◆ TO DO
Copy everything in the data below exactly except the pictures.

★ ★ ★ ★ ★

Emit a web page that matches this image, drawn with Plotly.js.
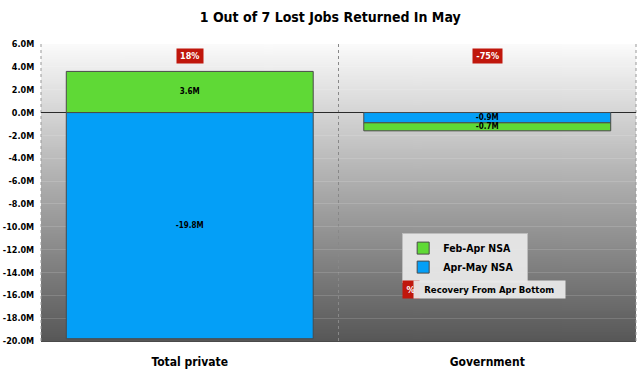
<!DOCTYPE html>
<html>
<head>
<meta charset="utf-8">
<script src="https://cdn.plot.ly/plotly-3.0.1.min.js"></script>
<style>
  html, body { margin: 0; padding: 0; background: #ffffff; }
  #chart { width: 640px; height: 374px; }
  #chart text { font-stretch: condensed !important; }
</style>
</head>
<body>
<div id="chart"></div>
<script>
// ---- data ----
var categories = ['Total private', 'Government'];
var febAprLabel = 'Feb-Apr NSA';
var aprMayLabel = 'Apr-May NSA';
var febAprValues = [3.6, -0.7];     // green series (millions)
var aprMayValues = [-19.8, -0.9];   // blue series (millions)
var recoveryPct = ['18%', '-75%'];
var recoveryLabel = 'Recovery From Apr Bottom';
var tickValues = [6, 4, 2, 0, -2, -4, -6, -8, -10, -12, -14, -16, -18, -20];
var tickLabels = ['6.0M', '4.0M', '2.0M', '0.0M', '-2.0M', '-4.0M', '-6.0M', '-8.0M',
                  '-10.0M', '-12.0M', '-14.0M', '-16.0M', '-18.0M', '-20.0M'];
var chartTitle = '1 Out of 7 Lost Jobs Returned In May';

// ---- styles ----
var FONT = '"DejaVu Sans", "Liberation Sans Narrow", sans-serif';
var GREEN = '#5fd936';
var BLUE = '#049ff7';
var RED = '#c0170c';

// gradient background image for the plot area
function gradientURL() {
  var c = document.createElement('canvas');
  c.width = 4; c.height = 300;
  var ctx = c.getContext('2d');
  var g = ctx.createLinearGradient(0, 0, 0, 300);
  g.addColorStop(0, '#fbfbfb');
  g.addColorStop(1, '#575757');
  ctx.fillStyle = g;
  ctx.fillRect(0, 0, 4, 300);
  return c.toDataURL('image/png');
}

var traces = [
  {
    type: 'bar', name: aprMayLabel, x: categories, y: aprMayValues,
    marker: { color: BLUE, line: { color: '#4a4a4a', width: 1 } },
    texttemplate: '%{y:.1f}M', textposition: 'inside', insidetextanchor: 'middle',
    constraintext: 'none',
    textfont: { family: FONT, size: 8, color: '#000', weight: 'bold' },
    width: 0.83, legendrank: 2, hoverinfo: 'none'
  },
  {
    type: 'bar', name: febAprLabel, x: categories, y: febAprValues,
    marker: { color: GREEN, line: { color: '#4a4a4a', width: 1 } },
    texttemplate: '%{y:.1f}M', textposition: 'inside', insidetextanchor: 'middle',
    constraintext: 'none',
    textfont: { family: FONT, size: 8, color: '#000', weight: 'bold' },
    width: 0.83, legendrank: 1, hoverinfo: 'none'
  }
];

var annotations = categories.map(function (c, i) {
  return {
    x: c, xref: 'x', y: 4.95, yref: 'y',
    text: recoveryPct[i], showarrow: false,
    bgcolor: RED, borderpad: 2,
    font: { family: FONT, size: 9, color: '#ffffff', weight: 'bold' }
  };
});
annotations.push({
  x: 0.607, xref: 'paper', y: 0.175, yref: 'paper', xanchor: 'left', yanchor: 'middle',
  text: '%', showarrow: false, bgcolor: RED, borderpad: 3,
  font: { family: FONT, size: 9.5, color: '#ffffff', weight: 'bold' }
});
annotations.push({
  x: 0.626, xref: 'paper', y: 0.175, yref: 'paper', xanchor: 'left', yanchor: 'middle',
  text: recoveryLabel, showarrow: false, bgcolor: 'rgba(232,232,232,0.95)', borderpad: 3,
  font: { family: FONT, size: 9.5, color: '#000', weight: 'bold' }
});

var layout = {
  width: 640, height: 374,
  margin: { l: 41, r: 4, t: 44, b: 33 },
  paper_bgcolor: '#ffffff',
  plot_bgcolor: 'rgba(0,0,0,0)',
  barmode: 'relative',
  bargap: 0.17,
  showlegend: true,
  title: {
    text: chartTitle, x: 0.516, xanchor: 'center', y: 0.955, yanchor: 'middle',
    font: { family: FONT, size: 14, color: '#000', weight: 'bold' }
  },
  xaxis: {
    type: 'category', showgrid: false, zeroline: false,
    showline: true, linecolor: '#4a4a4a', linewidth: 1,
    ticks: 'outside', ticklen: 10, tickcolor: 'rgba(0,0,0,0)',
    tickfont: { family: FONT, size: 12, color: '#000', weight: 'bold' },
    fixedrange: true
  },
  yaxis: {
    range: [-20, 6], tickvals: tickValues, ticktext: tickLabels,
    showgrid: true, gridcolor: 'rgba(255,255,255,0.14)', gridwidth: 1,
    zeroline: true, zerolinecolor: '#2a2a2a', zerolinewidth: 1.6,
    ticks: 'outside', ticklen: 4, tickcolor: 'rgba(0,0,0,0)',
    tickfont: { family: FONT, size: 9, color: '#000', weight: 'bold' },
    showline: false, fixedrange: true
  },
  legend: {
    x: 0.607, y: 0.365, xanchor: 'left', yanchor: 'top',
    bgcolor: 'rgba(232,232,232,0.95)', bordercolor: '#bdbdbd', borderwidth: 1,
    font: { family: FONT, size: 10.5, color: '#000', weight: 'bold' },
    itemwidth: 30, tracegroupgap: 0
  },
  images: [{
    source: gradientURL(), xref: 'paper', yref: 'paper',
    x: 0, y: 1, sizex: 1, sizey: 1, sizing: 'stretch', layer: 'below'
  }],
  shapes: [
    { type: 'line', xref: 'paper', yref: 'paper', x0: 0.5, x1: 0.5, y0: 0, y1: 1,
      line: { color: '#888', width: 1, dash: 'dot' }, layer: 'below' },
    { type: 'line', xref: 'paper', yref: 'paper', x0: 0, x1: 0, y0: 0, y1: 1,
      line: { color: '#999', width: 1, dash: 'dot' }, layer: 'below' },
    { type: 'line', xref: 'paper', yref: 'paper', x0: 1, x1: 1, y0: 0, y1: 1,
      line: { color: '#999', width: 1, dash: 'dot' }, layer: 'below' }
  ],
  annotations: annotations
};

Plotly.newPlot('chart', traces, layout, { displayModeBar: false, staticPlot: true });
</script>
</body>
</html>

★ ★ ★ ★ ★

◆ RESULT OF THIS TASK
Emit a web page that matches this image, drawn with Plotly.js.
<!DOCTYPE html>
<html>
<head>
<meta charset="utf-8">
<script src="https://cdn.plot.ly/plotly-3.0.1.min.js"></script>
<style>
  html, body { margin: 0; padding: 0; background: #ffffff; }
  #chart { width: 640px; height: 374px; }
  #chart text { font-stretch: condensed !important; }
</style>
</head>
<body>
<div id="chart"></div>
<script>
// ---- data ----
var categories = ['Total private', 'Government'];
var febAprLabel = 'Feb-Apr NSA';
var aprMayLabel = 'Apr-May NSA';
var febAprValues = [3.6, -0.7];     // green series (millions)
var aprMayValues = [-19.8, -0.9];   // blue series (millions)
var recoveryPct = ['18%', '-75%'];
var recoveryLabel = 'Recovery From Apr Bottom';
var tickValues = [6, 4, 2, 0, -2, -4, -6, -8, -10, -12, -14, -16, -18, -20];
var tickLabels = ['6.0M', '4.0M', '2.0M', '0.0M', '-2.0M', '-4.0M', '-6.0M', '-8.0M',
                  '-10.0M', '-12.0M', '-14.0M', '-16.0M', '-18.0M', '-20.0M'];
var chartTitle = '1 Out of 7 Lost Jobs Returned In May';

// ---- styles ----
var FONT = '"DejaVu Sans", "Liberation Sans Narrow", sans-serif';
var GREEN = '#5fd936';
var BLUE = '#049ff7';
var RED = '#c0170c';

// gradient background image for the plot area
function gradientURL() {
  var c = document.createElement('canvas');
  c.width = 4; c.height = 300;
  var ctx = c.getContext('2d');
  var g = ctx.createLinearGradient(0, 0, 0, 300);
  g.addColorStop(0, '#fbfbfb');
  g.addColorStop(1, '#575757');
  ctx.fillStyle = g;
  ctx.fillRect(0, 0, 4, 300);
  return c.toDataURL('image/png');
}

var traces = [
  {
    type: 'bar', name: aprMayLabel, x: categories, y: aprMayValues,
    marker: { color: BLUE, line: { color: '#4a4a4a', width: 1 } },
    texttemplate: '%{y:.1f}M', textposition: 'inside', insidetextanchor: 'middle',
    constraintext: 'none',
    textfont: { family: FONT, size: 8, color: '#000', weight: 'bold' },
    width: 0.83, legendrank: 2, hoverinfo: 'none'
  },
  {
    type: 'bar', name: febAprLabel, x: categories, y: febAprValues,
    marker: { color: GREEN, line: { color: '#4a4a4a', width: 1 } },
    texttemplate: '%{y:.1f}M', textposition: 'inside', insidetextanchor: 'middle',
    constraintext: 'none',
    textfont: { family: FONT, size: 8, color: '#000', weight: 'bold' },
    width: 0.83, legendrank: 1, hoverinfo: 'none'
  }
];

var annotations = categories.map(function (c, i) {
  return {
    x: c, xref: 'x', y: 4.95, yref: 'y',
    text: recoveryPct[i], showarrow: false,
    bgcolor: RED, borderpad: 2,
    font: { family: FONT, size: 9, color: '#ffffff', weight: 'bold' }
  };
});
annotations.push({
  x: 0.607, xref: 'paper', y: 0.175, yref: 'paper', xanchor: 'left', yanchor: 'middle',
  text: '%', showarrow: false, bgcolor: RED, borderpad: 3,
  font: { family: FONT, size: 9.5, color: '#ffffff', weight: 'bold' }
});
annotations.push({
  x: 0.626, xref: 'paper', y: 0.175, yref: 'paper', xanchor: 'left', yanchor: 'middle',
  text: recoveryLabel, showarrow: false, bgcolor: 'rgba(232,232,232,0.95)', borderpad: 3,
  font: { family: FONT, size: 9.5, color: '#000', weight: 'bold' }
});

var layout = {
  width: 640, height: 374,
  margin: { l: 41, r: 4, t: 44, b: 33 },
  paper_bgcolor: '#ffffff',
  plot_bgcolor: 'rgba(0,0,0,0)',
  barmode: 'relative',
  bargap: 0.17,
  showlegend: true,
  title: {
    text: chartTitle, x: 0.516, xanchor: 'center', y: 0.955, yanchor: 'middle',
    font: { family: FONT, size: 14, color: '#000', weight: 'bold' }
  },
  xaxis: {
    type: 'category', showgrid: false, zeroline: false,
    showline: true, linecolor: '#4a4a4a', linewidth: 1,
    ticks: 'outside', ticklen: 10, tickcolor: 'rgba(0,0,0,0)',
    tickfont: { family: FONT, size: 12, color: '#000', weight: 'bold' },
    fixedrange: true
  },
  yaxis: {
    range: [-20, 6], tickvals: tickValues, ticktext: tickLabels,
    showgrid: true, gridcolor: 'rgba(255,255,255,0.14)', gridwidth: 1,
    zeroline: true, zerolinecolor: '#2a2a2a', zerolinewidth: 1.6,
    ticks: 'outside', ticklen: 4, tickcolor: 'rgba(0,0,0,0)',
    tickfont: { family: FONT, size: 9, color: '#000', weight: 'bold' },
    showline: false, fixedrange: true
  },
  legend: {
    x: 0.607, y: 0.365, xanchor: 'left', yanchor: 'top',
    bgcolor: 'rgba(232,232,232,0.95)', bordercolor: '#bdbdbd', borderwidth: 1,
    font: { family: FONT, size: 10.5, color: '#000', weight: 'bold' },
    itemwidth: 30, tracegroupgap: 0
  },
  images: [{
    source: gradientURL(), xref: 'paper', yref: 'paper',
    x: 0, y: 1, sizex: 1, sizey: 1, sizing: 'stretch', layer: 'below'
  }],
  shapes: [
    { type: 'line', xref: 'paper', yref: 'paper', x0: 0.5, x1: 0.5, y0: 0, y1: 1,
      line: { color: '#888', width: 1, dash: 'dot' }, layer: 'below' },
    { type: 'line', xref: 'paper', yref: 'paper', x0: 0, x1: 0, y0: 0, y1: 1,
      line: { color: '#999', width: 1, dash: 'dot' }, layer: 'below' },
    { type: 'line', xref: 'paper', yref: 'paper', x0: 1, x1: 1, y0: 0, y1: 1,
      line: { color: '#999', width: 1, dash: 'dot' }, layer: 'below' }
  ],
  annotations: annotations
};

Plotly.newPlot('chart', traces, layout, { displayModeBar: false, staticPlot: true });
</script>
</body>
</html>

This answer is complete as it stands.